In the listing below, pick out lines with "this".

═════ INFORMATION GIVEN ═════

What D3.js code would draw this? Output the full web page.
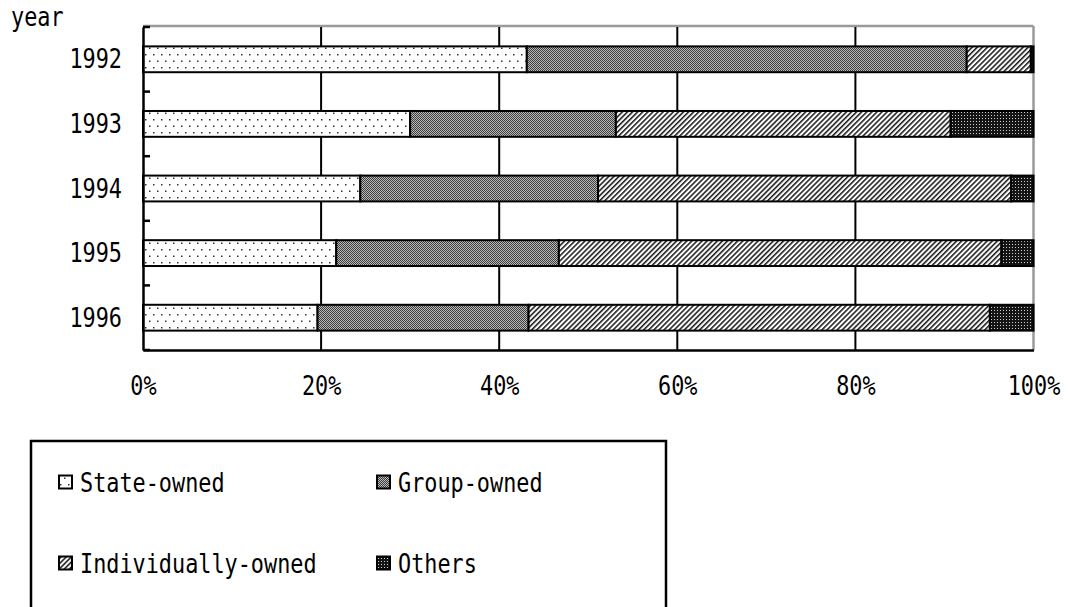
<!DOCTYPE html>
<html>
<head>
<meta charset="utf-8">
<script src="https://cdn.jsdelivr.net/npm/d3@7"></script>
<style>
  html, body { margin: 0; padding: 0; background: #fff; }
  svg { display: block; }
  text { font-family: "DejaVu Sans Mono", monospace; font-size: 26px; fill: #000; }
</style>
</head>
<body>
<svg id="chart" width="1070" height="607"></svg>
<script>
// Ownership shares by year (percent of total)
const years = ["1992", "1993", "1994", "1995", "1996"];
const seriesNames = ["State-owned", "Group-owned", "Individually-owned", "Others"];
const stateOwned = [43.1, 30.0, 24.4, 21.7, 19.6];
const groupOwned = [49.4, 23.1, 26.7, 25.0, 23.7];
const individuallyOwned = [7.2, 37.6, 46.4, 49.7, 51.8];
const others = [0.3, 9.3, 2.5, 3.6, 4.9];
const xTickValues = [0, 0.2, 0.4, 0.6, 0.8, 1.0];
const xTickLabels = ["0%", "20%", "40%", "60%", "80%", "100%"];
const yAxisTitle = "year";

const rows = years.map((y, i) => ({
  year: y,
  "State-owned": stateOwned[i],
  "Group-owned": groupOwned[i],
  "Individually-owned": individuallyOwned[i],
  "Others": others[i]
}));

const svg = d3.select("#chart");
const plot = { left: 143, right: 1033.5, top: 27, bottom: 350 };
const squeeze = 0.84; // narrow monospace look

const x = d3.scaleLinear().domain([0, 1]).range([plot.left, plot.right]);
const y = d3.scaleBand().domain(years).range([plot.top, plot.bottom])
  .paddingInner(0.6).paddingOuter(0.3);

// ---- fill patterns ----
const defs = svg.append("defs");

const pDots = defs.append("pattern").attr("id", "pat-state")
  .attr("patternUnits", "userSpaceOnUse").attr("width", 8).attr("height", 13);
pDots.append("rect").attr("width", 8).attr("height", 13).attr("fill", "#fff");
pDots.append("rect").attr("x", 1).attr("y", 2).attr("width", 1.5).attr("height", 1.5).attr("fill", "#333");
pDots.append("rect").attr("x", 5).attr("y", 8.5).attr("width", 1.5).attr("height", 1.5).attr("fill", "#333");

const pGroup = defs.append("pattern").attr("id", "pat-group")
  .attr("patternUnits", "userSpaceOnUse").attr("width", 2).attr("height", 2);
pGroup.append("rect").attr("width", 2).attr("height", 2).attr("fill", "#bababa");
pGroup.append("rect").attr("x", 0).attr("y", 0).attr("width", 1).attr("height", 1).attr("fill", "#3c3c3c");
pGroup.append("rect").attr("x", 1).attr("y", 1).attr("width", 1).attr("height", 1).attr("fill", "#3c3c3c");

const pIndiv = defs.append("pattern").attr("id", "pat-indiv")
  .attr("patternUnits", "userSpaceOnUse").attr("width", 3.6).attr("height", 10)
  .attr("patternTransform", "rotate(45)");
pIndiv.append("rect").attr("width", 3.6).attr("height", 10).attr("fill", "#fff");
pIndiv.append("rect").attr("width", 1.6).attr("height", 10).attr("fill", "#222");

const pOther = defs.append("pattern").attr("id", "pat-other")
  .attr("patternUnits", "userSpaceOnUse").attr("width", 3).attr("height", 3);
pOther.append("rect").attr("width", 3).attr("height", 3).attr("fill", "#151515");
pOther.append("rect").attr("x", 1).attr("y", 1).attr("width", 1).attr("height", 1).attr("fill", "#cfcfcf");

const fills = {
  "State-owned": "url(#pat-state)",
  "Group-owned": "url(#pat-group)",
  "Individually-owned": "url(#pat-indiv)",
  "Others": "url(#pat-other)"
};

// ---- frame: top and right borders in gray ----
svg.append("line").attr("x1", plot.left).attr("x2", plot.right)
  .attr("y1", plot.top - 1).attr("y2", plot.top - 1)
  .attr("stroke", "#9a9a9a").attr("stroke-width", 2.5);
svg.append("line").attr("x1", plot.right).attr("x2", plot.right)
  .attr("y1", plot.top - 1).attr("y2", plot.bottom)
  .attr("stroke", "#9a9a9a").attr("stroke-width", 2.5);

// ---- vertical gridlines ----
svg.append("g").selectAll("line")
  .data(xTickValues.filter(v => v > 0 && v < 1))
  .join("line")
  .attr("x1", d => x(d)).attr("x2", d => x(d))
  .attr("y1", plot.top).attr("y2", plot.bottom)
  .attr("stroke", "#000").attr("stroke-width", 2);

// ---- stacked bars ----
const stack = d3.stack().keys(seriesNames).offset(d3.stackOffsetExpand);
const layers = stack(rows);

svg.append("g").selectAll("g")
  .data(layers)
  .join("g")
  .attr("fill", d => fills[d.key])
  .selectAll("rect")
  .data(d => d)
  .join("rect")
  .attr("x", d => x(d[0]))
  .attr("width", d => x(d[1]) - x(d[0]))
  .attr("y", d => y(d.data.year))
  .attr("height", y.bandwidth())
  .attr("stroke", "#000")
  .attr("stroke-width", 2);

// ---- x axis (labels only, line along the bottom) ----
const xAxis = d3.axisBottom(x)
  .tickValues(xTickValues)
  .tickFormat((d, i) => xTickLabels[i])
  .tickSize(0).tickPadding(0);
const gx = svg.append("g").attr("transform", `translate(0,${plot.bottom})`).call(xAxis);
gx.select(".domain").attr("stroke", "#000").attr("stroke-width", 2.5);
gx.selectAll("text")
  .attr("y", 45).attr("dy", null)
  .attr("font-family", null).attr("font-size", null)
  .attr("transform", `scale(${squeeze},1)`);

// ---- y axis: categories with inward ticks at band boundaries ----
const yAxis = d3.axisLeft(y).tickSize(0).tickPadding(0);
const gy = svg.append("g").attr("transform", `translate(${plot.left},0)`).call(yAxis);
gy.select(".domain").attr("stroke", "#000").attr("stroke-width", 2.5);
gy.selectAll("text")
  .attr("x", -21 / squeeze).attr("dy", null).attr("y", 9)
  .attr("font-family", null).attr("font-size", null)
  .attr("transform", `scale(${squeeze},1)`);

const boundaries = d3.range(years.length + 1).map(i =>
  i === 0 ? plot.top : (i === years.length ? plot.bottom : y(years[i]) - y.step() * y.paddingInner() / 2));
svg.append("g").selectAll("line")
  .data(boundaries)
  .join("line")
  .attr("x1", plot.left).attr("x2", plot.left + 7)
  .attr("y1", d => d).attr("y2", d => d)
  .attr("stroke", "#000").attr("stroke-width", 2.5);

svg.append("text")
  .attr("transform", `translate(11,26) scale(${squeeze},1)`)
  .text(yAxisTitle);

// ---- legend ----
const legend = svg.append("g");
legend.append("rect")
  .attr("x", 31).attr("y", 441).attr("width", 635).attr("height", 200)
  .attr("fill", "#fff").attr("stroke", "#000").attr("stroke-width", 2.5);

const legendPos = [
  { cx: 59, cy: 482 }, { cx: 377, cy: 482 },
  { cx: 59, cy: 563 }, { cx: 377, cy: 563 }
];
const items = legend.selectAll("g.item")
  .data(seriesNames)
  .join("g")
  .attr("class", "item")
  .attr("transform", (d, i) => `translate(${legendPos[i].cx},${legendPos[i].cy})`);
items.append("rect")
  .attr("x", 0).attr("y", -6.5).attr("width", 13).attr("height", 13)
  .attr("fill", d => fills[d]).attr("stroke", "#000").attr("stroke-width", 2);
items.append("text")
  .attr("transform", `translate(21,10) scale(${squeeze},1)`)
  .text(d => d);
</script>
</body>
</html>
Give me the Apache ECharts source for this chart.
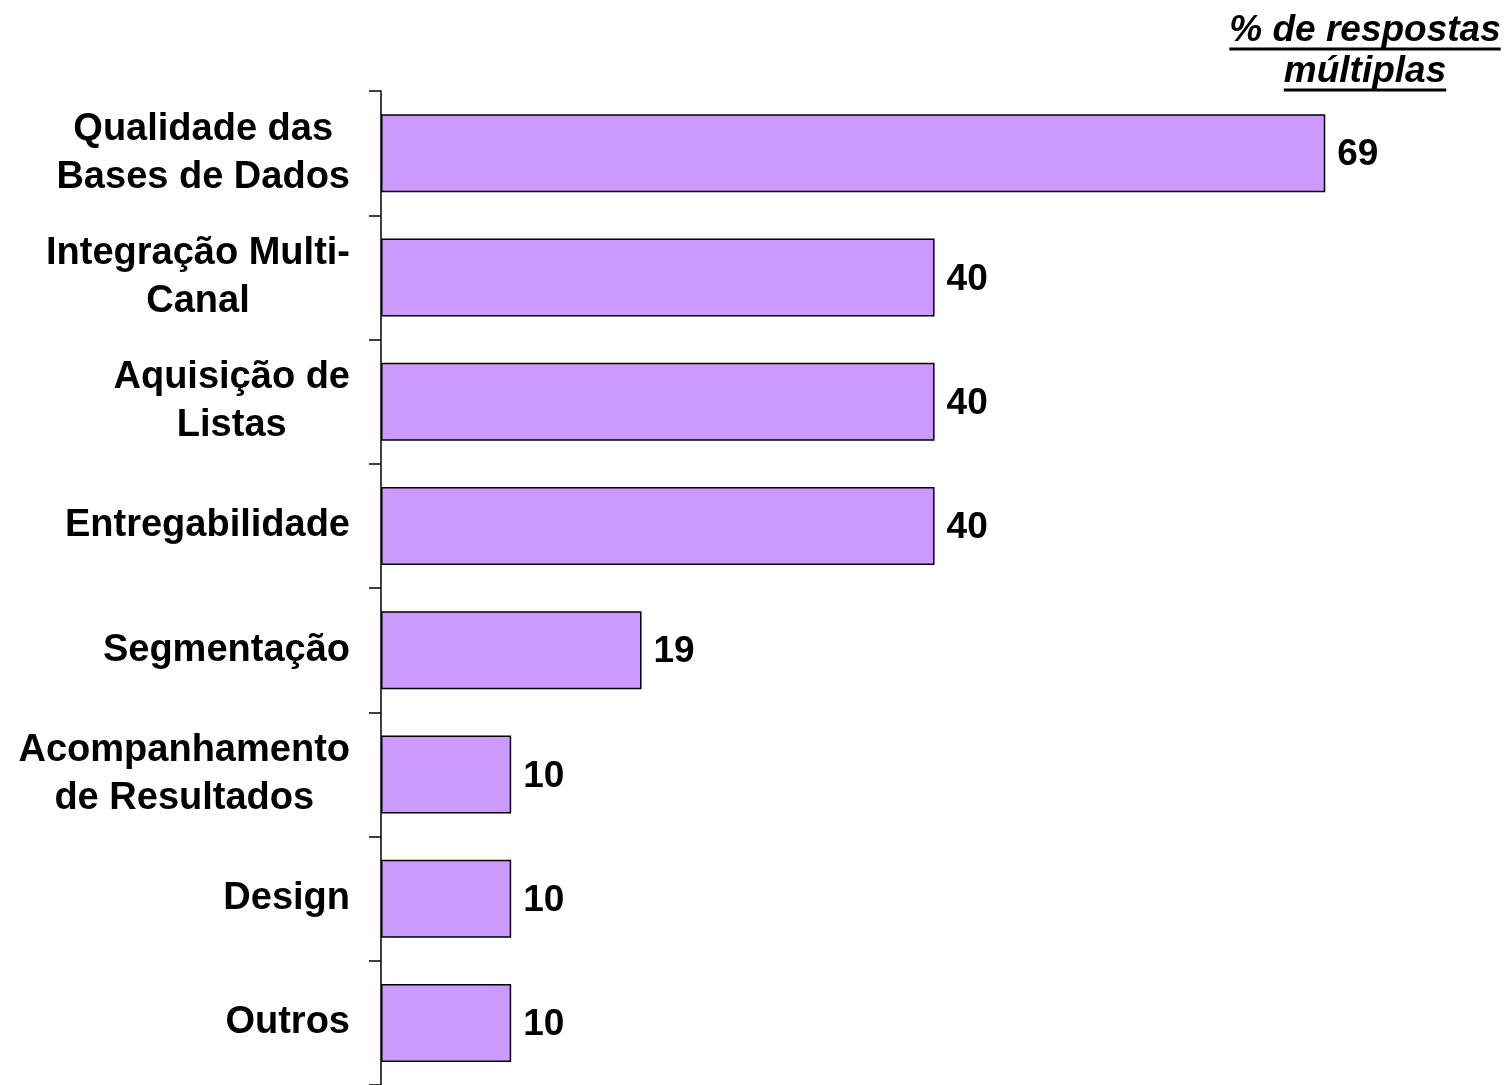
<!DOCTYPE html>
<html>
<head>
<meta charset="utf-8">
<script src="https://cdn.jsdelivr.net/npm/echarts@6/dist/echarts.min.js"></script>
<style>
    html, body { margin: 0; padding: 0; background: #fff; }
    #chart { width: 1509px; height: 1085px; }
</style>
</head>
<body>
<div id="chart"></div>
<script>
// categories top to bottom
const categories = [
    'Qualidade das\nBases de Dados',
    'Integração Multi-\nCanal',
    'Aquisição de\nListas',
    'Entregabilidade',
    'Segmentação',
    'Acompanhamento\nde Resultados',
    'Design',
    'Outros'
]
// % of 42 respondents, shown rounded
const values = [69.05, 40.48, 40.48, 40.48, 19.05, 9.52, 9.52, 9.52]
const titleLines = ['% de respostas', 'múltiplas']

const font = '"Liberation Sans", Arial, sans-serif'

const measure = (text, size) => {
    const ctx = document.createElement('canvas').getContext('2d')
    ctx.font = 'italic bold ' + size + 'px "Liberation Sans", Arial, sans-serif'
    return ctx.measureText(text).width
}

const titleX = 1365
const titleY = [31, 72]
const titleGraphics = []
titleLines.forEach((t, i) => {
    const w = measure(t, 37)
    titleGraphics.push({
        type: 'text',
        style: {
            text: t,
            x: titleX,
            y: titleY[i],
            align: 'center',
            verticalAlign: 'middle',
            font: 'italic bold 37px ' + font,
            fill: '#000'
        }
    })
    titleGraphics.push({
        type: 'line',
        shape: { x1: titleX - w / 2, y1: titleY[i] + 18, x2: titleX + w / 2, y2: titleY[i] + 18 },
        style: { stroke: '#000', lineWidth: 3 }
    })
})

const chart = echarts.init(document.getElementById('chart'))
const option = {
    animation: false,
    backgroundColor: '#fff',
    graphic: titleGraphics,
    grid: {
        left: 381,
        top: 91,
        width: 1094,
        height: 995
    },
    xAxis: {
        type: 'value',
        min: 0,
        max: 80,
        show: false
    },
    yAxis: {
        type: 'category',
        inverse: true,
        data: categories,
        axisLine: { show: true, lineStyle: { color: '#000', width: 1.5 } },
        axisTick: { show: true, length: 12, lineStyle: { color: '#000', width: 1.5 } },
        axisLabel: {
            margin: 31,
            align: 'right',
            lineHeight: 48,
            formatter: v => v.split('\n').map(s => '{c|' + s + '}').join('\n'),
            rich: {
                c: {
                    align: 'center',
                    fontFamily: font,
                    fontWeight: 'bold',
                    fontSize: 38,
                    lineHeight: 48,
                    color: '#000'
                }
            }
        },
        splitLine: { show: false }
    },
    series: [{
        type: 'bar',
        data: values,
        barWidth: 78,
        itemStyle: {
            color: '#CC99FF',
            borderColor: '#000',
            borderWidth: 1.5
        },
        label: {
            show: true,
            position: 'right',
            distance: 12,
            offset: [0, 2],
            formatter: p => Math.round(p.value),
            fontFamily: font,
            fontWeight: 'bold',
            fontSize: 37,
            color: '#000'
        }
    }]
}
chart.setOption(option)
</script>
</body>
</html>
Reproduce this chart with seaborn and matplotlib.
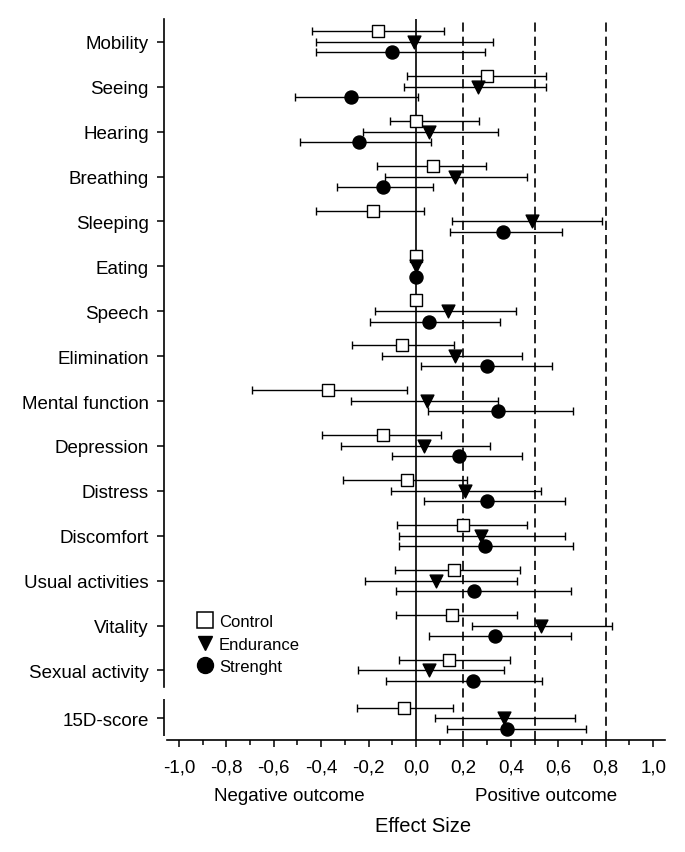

═════

# [EXERCISE SOLUTION]
What D3.js code would draw this? Output the full web page.
Give me the Apache ECharts source for this chart.
Reproduce this chart with seaborn and matplotlib.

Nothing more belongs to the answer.